The only being thriving in global warming and pollution
In the past twenty years, global populations of many jellyfish species have increased exceptionally, forcing beach closures, causing power outages, and killing other fish
If you're keeping up with the news, you must already have at least a little idea about the alarming levels of pollution and global warming that we're living with. In fact, scientists recon we're also in the midst of a mass extinction. This is the sixth time in Earth's history that species are experiencing a major global wipe-out in numbers.
Between 500,000 and 1 million plant and animal species face extinction, many within decades, according to a report from the United Nations. Humans are largely to blame for extinction, aside from pollution and warmer weather. Humans contribute to destroying habitats. However, this adverse situation is actually causing the opposite of extinction for a species: Jellyfish.
Jellyfish might seem like a pretty, harmless and insignificant sort, but they've been living in the Earth's oceans for 500 million years. They're found all over the world. There are around four thousand species of them, according to the Smithsonian Institute.
In the past twenty years, global populations of many jellyfish species have increased exceptionally, forcing beach closures, causing power outages, and killing other fish.

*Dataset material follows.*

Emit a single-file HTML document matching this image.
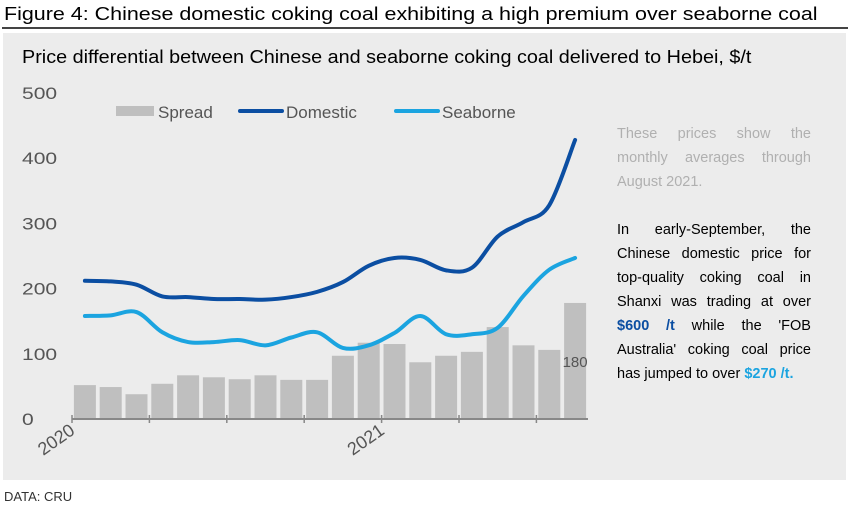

According to recent research, this increase can be somewhat attributed to human activity. As greenhouse gases trap heat on the planet, oceans are heating up — they absorb 93% of that excess heat. Unlike many marine species, jellies can thrive in warmer water with less oxygen. Humans are also overfishing and causing a decline in species like turtle and shark, that are jellyfish's natural predators.
Fishing also removes jellies' competition for food; anchovies and squid eat the same type of plankton as jellyfish, so the more those species get removed from the seas, the more plankton jellies can access, according to the Smithsonian Institute.
Jellyfish do not have complex body parts (such as brain, lungs or intestines) and this allows them to adapt easily to changing ocean conditions. They also aren't vulnerable to fluctuating temperature, acidity, and salinity like other marine species, according to JSTOR Daily. So unlike other marine species, ocean pollution isn't affecting them adversely.
In the last 100 years, average ocean surface temperatures have risen by about 1.6 degrees Fahrenheit (0.9 degrees Celsius), according to the National Oceanic and Atmospheric Administration. Last year was the hottest on record for the seas. Warmer waters also mean less oxygen, causing harm to some marine creatures like coral. But in mid-latitudes, in fact, higher water temperatures lead jelly embryos and larvae to develop more quickly, and the animals enjoy longer reproductive periods, according to Inside Climate News.
A 2012 study from the University of British Columbia concluded that "jellyfish populations appear to be increasing in the majority of the world's coastal ecosystems and seas." The study definitively linked this increase to human activity.